Thursday, August 25, 2005

How to price a new product

One question I often hear is "how do I price my new product?" Assuming a goal of maximizing profit, how can you determine the optimal price to set? This is always an interesting question, and not an easy one to answer.

For B2B products, there are some guidelines that I would follow.

1) Determine what does it cost you to make your product. Many people use this as the basis for determining their price (take this cost and add some percentage to give you a profit margin). This works in that it could give you a profitable product, but this is probably not the optimal profit-giving price. Instead, I recommend that you mostly use your cost just to determine if the price you are selling at is one that justifies making the product. This is the lowest price that you should accept and still be able to have a viable business.

2) Also determine what is the benefit of using your product to the customer. What does it cost them to do what they are doing now to get their need solved, versus what it would cost them with your product. The difference is the benefit to them.
You will likely have to estimate this, as getting accurate data is a challenge. This is the highest price that a customer may pay before the economics say they shouldn't buy your product.
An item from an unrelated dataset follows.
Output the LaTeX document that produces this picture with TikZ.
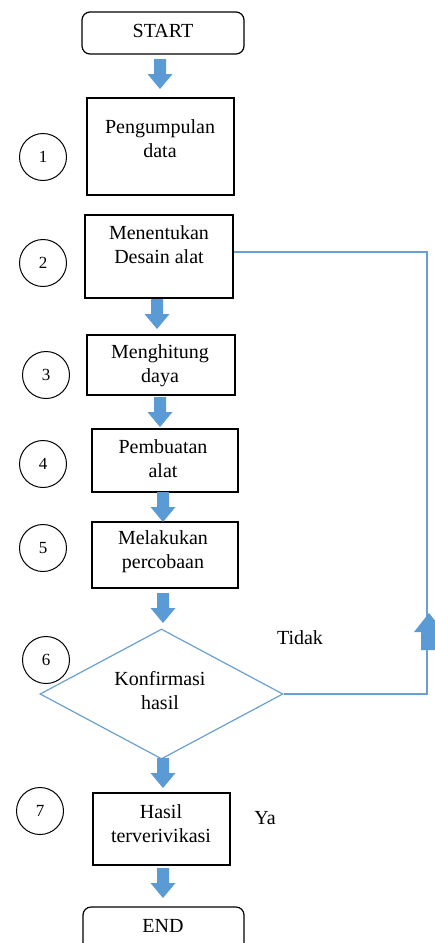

3) the price you set should be somewhere between your cost and their benefit. Choosing the price between these is definitely more of an art than science. On the whole, you want to choose a price as compared to them not using a product like yours that allows them to have a return on their investment of a year or less (e.g. if price for your product is $50,000, make sure they get at least that much benefit within a year from using your product).
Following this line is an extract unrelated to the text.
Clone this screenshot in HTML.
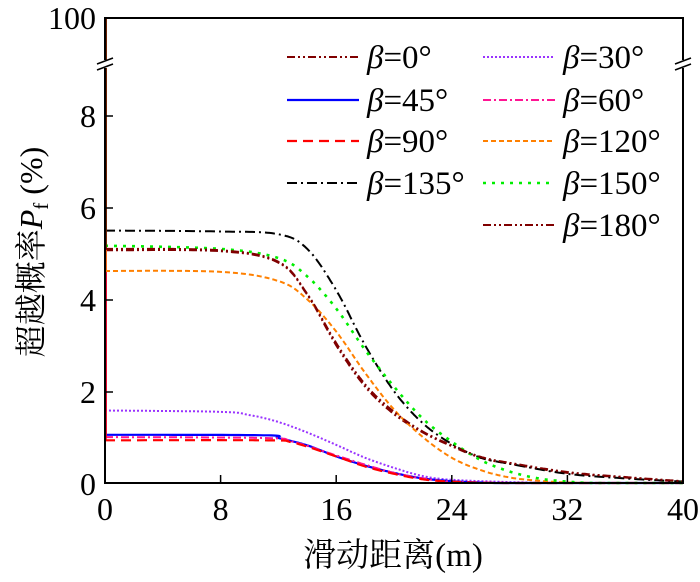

Competitive product's prices also play here - if a competitor makes a product that does the same thing as yours, this often should be used as a baseline for your pricing. You would then adjust your price, depending on whether you are trying to be the cost leader (adjust your price down), quality leader (adjust your price up), if there are features which the customer wants that you have which the competitor doesn't (adjust your price up), etc.

For B2C products, I think a much more supply-demand type look needs to be done. In most B2B, you usually have a smaller number of customers who spend more to buy the product, so you can calculate a benefit for the purchaser. But in B2C, there are usually so many purchasers through different channels (who set there own pricing based on your suggestions) that this doesn't work. Instead you probably want to do test pricing (adjusting a price and then seeing its impact on sales) until you find the one which gives you the best profitability.

Setting a price for your product can seem like a daunting task, but by thinking through a few things, you can come up with a pricing scheme that improves the profitability of your company.